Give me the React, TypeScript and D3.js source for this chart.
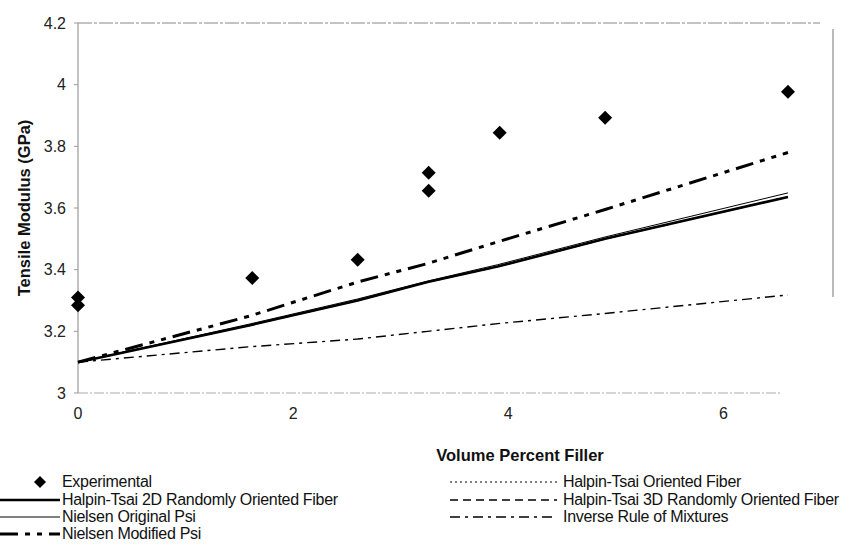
import React from "react";
import * as d3 from "d3";

const W = 852;
const H = 545;

const xTicks = [0, 2, 4, 6];
const yTicks = [3, 3.2, 3.4, 3.6, 3.8, 4, 4.2];

const expX = [0, 0, 1.62, 2.6, 3.26, 3.26, 3.92, 4.9, 6.6];
const expY = [3.31, 3.285, 3.373, 3.432, 3.714, 3.656, 3.844, 3.893, 3.977];

const modelX = [0, 1.6, 2.6, 3.25, 3.9, 4.9, 6.6];
const htOriented = [3.1, 3.22, 3.3, 3.36, 3.41, 3.5, 3.636];
const ht2D = [3.1, 3.22, 3.3, 3.36, 3.41, 3.5, 3.636];
const ht3D = [3.1, 3.22, 3.3, 3.36, 3.41, 3.5, 3.636];
const nielsenOrig = [3.1, 3.224, 3.305, 3.363, 3.416, 3.506, 3.649];
const inverseROM = [3.1, 3.15, 3.175, 3.2, 3.225, 3.258, 3.318];
const nielsenMod = [3.1, 3.25, 3.36, 3.42, 3.49, 3.595, 3.78];

const FONT = "'Liberation Sans', Arial, sans-serif";

type Style = { w: number; dash?: string };
const styles: Record<string, Style> = {
  htOriented: { w: 1, dash: "2,3" },
  ht2D: { w: 2.6 },
  ht3D: { w: 1.5, dash: "8,5" },
  nielsenOrig: { w: 1 },
  inverseROM: { w: 1.4, dash: "10,5,3,5" },
  nielsenMod: { w: 3, dash: "18,7,5,7,5,7" },
};

export default function App() {
  const x = d3.scaleLinear().domain([0, 7]).range([78, 831]);
  const y = d3.scaleLinear().domain([3, 4.2]).range([393, 23]);
  const line = (vals: number[]) =>
    d3
      .line<number>()
      .x((_, i) => x(modelX[i]))
      .y((v) => y(v))(vals) as string;

  const series: [string, number[]][] = [
    ["htOriented", htOriented],
    ["ht3D", ht3D],
    ["inverseROM", inverseROM],
    ["nielsenOrig", nielsenOrig],
    ["ht2D", ht2D],
    ["nielsenMod", nielsenMod],
  ];

  const diamond = (cx: number, cy: number, r: number) =>
    `M${cx},${cy - r}L${cx + r},${cy}L${cx},${cy + r}L${cx - r},${cy}Z`;

  const legendLeft: [string, string][] = [
    ["exp", "Experimental"],
    ["ht2D", "Halpin-Tsai 2D Randomly Oriented Fiber"],
    ["nielsenOrig", "Nielsen Original Psi"],
    ["nielsenMod", "Nielsen Modified Psi"],
  ];
  const legendRight: [string, string][] = [
    ["htOriented", "Halpin-Tsai Oriented Fiber"],
    ["ht3D", "Halpin-Tsai 3D Randomly Oriented Fiber"],
    ["inverseROM", "Inverse Rule of Mixtures"],
  ];
  const rowY = [487, 505, 522, 539];

  return (
    <svg width={W} height={H} style={{ position: "absolute", left: 0, top: 0, background: "#fff" }}>
      <line x1={78} x2={820} y1={23} y2={23} stroke="#888" strokeWidth={1} strokeDasharray="14,2,3,2" />
      <line x1={833} x2={833} y1={29} y2={297} stroke="#777" strokeWidth={1} />
      <line x1={78} x2={78} y1={23} y2={393} stroke="#999" strokeWidth={1.2} />
      {yTicks.map((t) => (
        <g key={t}>
          <line x1={74} x2={78} y1={y(t)} y2={y(t)} stroke="#999" />
          <text x={66} y={y(t) + 5.5} fontSize={16} fontFamily={FONT} textAnchor="end" fill="#222">
            {String(t)}
          </text>
        </g>
      ))}
      <line x1={78} x2={780} y1={393} y2={393} stroke="#aaa" strokeWidth={1} strokeDasharray="10,2,2,2" />
      {xTicks.map((t) => (
        <text key={t} x={x(t)} y={419} fontSize={16} fontFamily={FONT} textAnchor="middle" fill="#222">
          {String(t)}
        </text>
      ))}
      <text
        transform={`translate(30,${(23 + 393) / 2}) rotate(-90)`}
        fontSize={16.5}
        fontWeight="bold"
        fontFamily={FONT}
        textAnchor="middle"
        fill="#111"
      >
        Tensile Modulus (GPa)
      </text>
      <text x={520} y={461} fontSize={16.5} fontWeight="bold" fontFamily={FONT} textAnchor="middle" fill="#111">
        Volume Percent Filler
      </text>
      {series.map(([k, vals]) => (
        <path
          key={k}
          d={line(vals)}
          fill="none"
          stroke="#000"
          strokeWidth={styles[k].w}
          strokeDasharray={styles[k].dash}
        />
      ))}
      {expX.map((xv, i) => (
        <path key={i} d={diamond(x(xv), y(expY[i]), 7)} fill="#000" />
      ))}
      {legendLeft.map(([k, label], i) => (
        <g key={k}>
          {k === "exp" ? (
            <path d={diamond(40, rowY[i] - 5, 6)} fill="#000" />
          ) : (
            <line
              x1={0}
              x2={60}
              y1={rowY[i] - 5}
              y2={rowY[i] - 5}
              stroke="#000"
              strokeWidth={styles[k].w}
              strokeDasharray={styles[k].dash}
            />
          )}
          <text x={62} y={rowY[i]} fontSize={16} fontFamily={FONT} fill="#111" letterSpacing={-0.3}>
            {label}
          </text>
        </g>
      ))}
      {legendRight.map(([k, label], i) => (
        <g key={k}>
          <line
            x1={450}
            x2={557}
            y1={rowY[i] - 5}
            y2={rowY[i] - 5}
            stroke="#000"
            strokeWidth={k === "htOriented" ? 1 : styles[k].w}
            strokeDasharray={styles[k].dash}
          />
          <text x={563} y={rowY[i]} fontSize={16} fontFamily={FONT} fill="#111" letterSpacing={-0.3}>
            {label}
          </text>
        </g>
      ))}
    </svg>
  );
}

==========

__WHAT THE TASK ASKS__
Copy the listing exactly. Any image in it stays out of the copy.

__SOLUTION FOR THIS TASK__
Give me the React, TypeScript and D3.js source for this chart.
import React from "react";
import * as d3 from "d3";

const W = 852;
const H = 545;

const xTicks = [0, 2, 4, 6];
const yTicks = [3, 3.2, 3.4, 3.6, 3.8, 4, 4.2];

const expX = [0, 0, 1.62, 2.6, 3.26, 3.26, 3.92, 4.9, 6.6];
const expY = [3.31, 3.285, 3.373, 3.432, 3.714, 3.656, 3.844, 3.893, 3.977];

const modelX = [0, 1.6, 2.6, 3.25, 3.9, 4.9, 6.6];
const htOriented = [3.1, 3.22, 3.3, 3.36, 3.41, 3.5, 3.636];
const ht2D = [3.1, 3.22, 3.3, 3.36, 3.41, 3.5, 3.636];
const ht3D = [3.1, 3.22, 3.3, 3.36, 3.41, 3.5, 3.636];
const nielsenOrig = [3.1, 3.224, 3.305, 3.363, 3.416, 3.506, 3.649];
const inverseROM = [3.1, 3.15, 3.175, 3.2, 3.225, 3.258, 3.318];
const nielsenMod = [3.1, 3.25, 3.36, 3.42, 3.49, 3.595, 3.78];

const FONT = "'Liberation Sans', Arial, sans-serif";

type Style = { w: number; dash?: string };
const styles: Record<string, Style> = {
  htOriented: { w: 1, dash: "2,3" },
  ht2D: { w: 2.6 },
  ht3D: { w: 1.5, dash: "8,5" },
  nielsenOrig: { w: 1 },
  inverseROM: { w: 1.4, dash: "10,5,3,5" },
  nielsenMod: { w: 3, dash: "18,7,5,7,5,7" },
};

export default function App() {
  const x = d3.scaleLinear().domain([0, 7]).range([78, 831]);
  const y = d3.scaleLinear().domain([3, 4.2]).range([393, 23]);
  const line = (vals: number[]) =>
    d3
      .line<number>()
      .x((_, i) => x(modelX[i]))
      .y((v) => y(v))(vals) as string;

  const series: [string, number[]][] = [
    ["htOriented", htOriented],
    ["ht3D", ht3D],
    ["inverseROM", inverseROM],
    ["nielsenOrig", nielsenOrig],
    ["ht2D", ht2D],
    ["nielsenMod", nielsenMod],
  ];

  const diamond = (cx: number, cy: number, r: number) =>
    `M${cx},${cy - r}L${cx + r},${cy}L${cx},${cy + r}L${cx - r},${cy}Z`;

  const legendLeft: [string, string][] = [
    ["exp", "Experimental"],
    ["ht2D", "Halpin-Tsai 2D Randomly Oriented Fiber"],
    ["nielsenOrig", "Nielsen Original Psi"],
    ["nielsenMod", "Nielsen Modified Psi"],
  ];
  const legendRight: [string, string][] = [
    ["htOriented", "Halpin-Tsai Oriented Fiber"],
    ["ht3D", "Halpin-Tsai 3D Randomly Oriented Fiber"],
    ["inverseROM", "Inverse Rule of Mixtures"],
  ];
  const rowY = [487, 505, 522, 539];

  return (
    <svg width={W} height={H} style={{ position: "absolute", left: 0, top: 0, background: "#fff" }}>
      <line x1={78} x2={820} y1={23} y2={23} stroke="#888" strokeWidth={1} strokeDasharray="14,2,3,2" />
      <line x1={833} x2={833} y1={29} y2={297} stroke="#777" strokeWidth={1} />
      <line x1={78} x2={78} y1={23} y2={393} stroke="#999" strokeWidth={1.2} />
      {yTicks.map((t) => (
        <g key={t}>
          <line x1={74} x2={78} y1={y(t)} y2={y(t)} stroke="#999" />
          <text x={66} y={y(t) + 5.5} fontSize={16} fontFamily={FONT} textAnchor="end" fill="#222">
            {String(t)}
          </text>
        </g>
      ))}
      <line x1={78} x2={780} y1={393} y2={393} stroke="#aaa" strokeWidth={1} strokeDasharray="10,2,2,2" />
      {xTicks.map((t) => (
        <text key={t} x={x(t)} y={419} fontSize={16} fontFamily={FONT} textAnchor="middle" fill="#222">
          {String(t)}
        </text>
      ))}
      <text
        transform={`translate(30,${(23 + 393) / 2}) rotate(-90)`}
        fontSize={16.5}
        fontWeight="bold"
        fontFamily={FONT}
        textAnchor="middle"
        fill="#111"
      >
        Tensile Modulus (GPa)
      </text>
      <text x={520} y={461} fontSize={16.5} fontWeight="bold" fontFamily={FONT} textAnchor="middle" fill="#111">
        Volume Percent Filler
      </text>
      {series.map(([k, vals]) => (
        <path
          key={k}
          d={line(vals)}
          fill="none"
          stroke="#000"
          strokeWidth={styles[k].w}
          strokeDasharray={styles[k].dash}
        />
      ))}
      {expX.map((xv, i) => (
        <path key={i} d={diamond(x(xv), y(expY[i]), 7)} fill="#000" />
      ))}
      {legendLeft.map(([k, label], i) => (
        <g key={k}>
          {k === "exp" ? (
            <path d={diamond(40, rowY[i] - 5, 6)} fill="#000" />
          ) : (
            <line
              x1={0}
              x2={60}
              y1={rowY[i] - 5}
              y2={rowY[i] - 5}
              stroke="#000"
              strokeWidth={styles[k].w}
              strokeDasharray={styles[k].dash}
            />
          )}
          <text x={62} y={rowY[i]} fontSize={16} fontFamily={FONT} fill="#111" letterSpacing={-0.3}>
            {label}
          </text>
        </g>
      ))}
      {legendRight.map(([k, label], i) => (
        <g key={k}>
          <line
            x1={450}
            x2={557}
            y1={rowY[i] - 5}
            y2={rowY[i] - 5}
            stroke="#000"
            strokeWidth={k === "htOriented" ? 1 : styles[k].w}
            strokeDasharray={styles[k].dash}
          />
          <text x={563} y={rowY[i]} fontSize={16} fontFamily={FONT} fill="#111" letterSpacing={-0.3}>
            {label}
          </text>
        </g>
      ))}
    </svg>
  );
}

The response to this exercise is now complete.